(Code that draws figures)
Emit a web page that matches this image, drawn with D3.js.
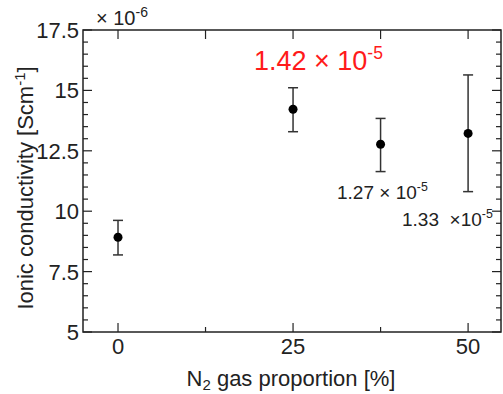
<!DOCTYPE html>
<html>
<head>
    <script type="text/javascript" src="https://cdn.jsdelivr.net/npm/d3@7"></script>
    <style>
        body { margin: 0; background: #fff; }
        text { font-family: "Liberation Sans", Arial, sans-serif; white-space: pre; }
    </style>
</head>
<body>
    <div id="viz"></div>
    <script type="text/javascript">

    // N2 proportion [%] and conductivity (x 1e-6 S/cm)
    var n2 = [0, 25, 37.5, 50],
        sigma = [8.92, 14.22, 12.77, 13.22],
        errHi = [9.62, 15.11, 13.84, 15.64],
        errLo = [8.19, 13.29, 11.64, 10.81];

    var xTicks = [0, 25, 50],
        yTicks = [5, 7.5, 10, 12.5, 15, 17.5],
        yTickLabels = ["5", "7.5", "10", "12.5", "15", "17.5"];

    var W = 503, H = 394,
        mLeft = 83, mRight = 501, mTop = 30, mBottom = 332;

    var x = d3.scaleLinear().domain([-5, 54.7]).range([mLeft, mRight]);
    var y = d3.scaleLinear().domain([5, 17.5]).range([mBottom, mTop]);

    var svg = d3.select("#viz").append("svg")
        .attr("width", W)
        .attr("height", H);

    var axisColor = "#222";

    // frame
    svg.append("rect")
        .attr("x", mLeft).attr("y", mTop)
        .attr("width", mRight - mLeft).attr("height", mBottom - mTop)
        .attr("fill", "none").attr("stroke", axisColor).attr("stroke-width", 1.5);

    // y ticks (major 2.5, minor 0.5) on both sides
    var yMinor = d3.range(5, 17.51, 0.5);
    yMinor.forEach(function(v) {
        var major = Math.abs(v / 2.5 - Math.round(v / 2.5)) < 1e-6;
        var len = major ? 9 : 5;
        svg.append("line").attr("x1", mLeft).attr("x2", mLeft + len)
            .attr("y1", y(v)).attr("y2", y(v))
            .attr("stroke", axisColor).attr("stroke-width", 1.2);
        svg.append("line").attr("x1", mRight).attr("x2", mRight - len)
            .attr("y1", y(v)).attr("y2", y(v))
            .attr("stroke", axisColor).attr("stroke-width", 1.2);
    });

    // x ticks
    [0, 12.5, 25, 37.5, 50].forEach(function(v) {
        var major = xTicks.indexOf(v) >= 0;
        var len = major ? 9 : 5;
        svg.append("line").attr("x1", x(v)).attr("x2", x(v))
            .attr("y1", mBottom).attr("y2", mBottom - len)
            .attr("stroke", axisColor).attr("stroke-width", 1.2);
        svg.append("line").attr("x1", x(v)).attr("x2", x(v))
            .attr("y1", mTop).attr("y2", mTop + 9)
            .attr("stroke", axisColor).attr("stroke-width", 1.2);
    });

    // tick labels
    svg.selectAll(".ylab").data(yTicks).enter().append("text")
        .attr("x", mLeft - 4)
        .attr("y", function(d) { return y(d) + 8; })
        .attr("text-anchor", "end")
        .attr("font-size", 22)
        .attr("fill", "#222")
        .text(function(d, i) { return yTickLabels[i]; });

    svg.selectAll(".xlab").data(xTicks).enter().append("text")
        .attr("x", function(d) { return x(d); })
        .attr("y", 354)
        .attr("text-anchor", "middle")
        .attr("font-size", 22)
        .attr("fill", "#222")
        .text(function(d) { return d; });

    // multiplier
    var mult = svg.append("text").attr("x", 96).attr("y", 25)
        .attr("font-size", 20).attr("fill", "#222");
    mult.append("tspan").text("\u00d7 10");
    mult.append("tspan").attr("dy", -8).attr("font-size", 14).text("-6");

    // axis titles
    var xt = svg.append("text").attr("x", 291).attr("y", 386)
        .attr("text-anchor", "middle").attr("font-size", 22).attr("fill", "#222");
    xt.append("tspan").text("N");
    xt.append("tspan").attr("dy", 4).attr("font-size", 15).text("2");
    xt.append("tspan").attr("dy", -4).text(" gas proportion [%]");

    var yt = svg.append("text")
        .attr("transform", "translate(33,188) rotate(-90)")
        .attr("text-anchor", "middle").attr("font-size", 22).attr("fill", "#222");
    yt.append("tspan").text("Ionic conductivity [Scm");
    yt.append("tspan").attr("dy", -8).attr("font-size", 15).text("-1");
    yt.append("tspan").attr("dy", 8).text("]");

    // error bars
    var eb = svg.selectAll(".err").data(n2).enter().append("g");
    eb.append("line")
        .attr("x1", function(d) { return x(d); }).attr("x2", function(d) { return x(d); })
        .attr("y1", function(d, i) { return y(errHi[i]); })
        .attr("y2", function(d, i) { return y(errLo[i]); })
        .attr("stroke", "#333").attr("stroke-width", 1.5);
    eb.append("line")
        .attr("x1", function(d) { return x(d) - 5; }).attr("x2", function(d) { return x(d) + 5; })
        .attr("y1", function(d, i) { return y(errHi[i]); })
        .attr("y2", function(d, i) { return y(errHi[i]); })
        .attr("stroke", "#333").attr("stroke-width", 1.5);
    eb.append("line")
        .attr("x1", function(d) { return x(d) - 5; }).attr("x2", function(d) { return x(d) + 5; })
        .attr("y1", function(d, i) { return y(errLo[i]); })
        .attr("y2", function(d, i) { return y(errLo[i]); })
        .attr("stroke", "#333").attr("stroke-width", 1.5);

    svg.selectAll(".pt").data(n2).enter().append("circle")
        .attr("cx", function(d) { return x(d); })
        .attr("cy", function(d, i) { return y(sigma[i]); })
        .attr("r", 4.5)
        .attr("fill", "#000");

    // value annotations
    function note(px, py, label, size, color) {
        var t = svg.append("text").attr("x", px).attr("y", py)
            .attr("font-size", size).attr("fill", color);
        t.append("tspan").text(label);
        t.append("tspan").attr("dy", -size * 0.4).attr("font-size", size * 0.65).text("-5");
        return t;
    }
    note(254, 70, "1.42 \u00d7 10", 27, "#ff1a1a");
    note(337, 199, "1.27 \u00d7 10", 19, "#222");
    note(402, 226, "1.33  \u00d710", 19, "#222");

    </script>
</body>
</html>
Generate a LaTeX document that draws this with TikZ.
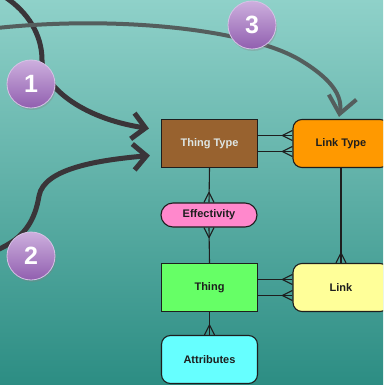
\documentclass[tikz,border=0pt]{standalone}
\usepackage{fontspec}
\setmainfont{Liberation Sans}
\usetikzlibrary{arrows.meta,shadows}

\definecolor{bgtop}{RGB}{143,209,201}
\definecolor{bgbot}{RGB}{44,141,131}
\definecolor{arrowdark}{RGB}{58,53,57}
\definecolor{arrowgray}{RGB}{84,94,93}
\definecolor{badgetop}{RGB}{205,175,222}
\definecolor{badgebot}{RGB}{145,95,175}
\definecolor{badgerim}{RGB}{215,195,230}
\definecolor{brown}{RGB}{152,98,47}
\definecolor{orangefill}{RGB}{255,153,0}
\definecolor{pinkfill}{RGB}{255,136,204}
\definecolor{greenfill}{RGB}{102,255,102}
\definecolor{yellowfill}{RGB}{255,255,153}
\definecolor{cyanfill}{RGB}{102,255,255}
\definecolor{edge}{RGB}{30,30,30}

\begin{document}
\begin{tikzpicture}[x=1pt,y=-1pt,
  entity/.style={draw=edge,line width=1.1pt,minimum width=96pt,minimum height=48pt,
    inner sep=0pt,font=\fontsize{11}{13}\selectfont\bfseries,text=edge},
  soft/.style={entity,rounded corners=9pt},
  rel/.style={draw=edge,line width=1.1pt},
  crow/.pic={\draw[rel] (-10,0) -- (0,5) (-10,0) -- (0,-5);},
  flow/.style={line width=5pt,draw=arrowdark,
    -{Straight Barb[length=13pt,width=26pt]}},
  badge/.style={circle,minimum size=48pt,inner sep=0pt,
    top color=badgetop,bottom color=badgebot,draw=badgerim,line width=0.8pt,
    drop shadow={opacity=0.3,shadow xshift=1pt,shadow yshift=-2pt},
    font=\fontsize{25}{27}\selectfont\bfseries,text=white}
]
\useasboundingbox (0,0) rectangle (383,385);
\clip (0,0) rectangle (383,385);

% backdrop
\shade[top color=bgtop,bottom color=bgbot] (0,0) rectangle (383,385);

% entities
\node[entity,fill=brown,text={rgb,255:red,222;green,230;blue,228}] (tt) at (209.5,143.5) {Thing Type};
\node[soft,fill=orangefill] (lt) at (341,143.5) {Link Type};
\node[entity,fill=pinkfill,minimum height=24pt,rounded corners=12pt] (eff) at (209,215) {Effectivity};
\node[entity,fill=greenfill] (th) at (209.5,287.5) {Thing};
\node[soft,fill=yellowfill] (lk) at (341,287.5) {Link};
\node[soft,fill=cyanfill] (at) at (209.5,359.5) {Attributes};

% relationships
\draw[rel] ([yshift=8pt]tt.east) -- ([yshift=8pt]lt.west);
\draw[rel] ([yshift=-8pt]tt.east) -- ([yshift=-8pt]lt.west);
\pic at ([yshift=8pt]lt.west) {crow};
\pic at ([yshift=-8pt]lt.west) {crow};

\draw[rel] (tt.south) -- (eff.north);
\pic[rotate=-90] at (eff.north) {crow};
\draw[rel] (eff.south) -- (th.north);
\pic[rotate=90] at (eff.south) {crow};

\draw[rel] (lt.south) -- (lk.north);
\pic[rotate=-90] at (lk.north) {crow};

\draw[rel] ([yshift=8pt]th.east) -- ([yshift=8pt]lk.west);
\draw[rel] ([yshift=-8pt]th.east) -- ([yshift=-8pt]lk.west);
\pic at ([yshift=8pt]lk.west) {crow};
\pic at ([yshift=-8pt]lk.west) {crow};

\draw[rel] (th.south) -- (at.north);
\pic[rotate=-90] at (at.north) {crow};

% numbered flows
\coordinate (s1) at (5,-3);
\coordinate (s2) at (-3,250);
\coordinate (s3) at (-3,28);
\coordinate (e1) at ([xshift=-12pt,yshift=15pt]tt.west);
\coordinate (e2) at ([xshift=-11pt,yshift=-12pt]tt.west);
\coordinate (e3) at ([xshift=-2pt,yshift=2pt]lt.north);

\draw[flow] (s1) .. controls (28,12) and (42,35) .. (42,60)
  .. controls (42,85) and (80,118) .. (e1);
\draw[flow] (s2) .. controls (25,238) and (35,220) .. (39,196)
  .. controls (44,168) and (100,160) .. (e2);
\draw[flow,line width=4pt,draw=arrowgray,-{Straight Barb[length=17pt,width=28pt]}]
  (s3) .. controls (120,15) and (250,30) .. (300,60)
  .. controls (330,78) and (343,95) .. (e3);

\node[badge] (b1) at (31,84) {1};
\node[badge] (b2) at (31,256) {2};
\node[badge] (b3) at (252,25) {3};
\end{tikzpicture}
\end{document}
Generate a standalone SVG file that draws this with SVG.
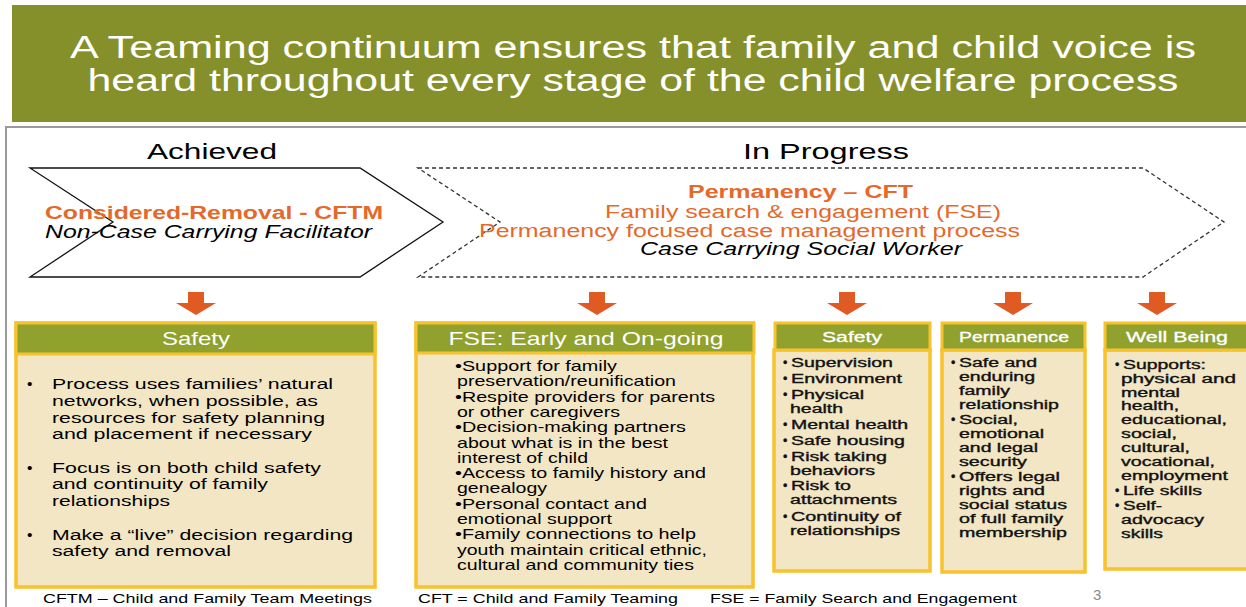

● Work to be completed: With the pictures left out, restate word for word every line of the data above, from the first down to the line that contains "errLo = [8.19, 13.29, 11.64, 10.81];".

● Solution to the problem:
Emit a web page that matches this image, drawn with D3.js.
<!DOCTYPE html>
<html>
<head>
    <script type="text/javascript" src="https://cdn.jsdelivr.net/npm/d3@7"></script>
    <style>
        body { margin: 0; background: #fff; }
        text { font-family: "Liberation Sans", Arial, sans-serif; white-space: pre; }
    </style>
</head>
<body>
    <div id="viz"></div>
    <script type="text/javascript">

    // N2 proportion [%] and conductivity (x 1e-6 S/cm)
    var n2 = [0, 25, 37.5, 50],
        sigma = [8.92, 14.22, 12.77, 13.22],
        errHi = [9.62, 15.11, 13.84, 15.64],
        errLo = [8.19, 13.29, 11.64, 10.81];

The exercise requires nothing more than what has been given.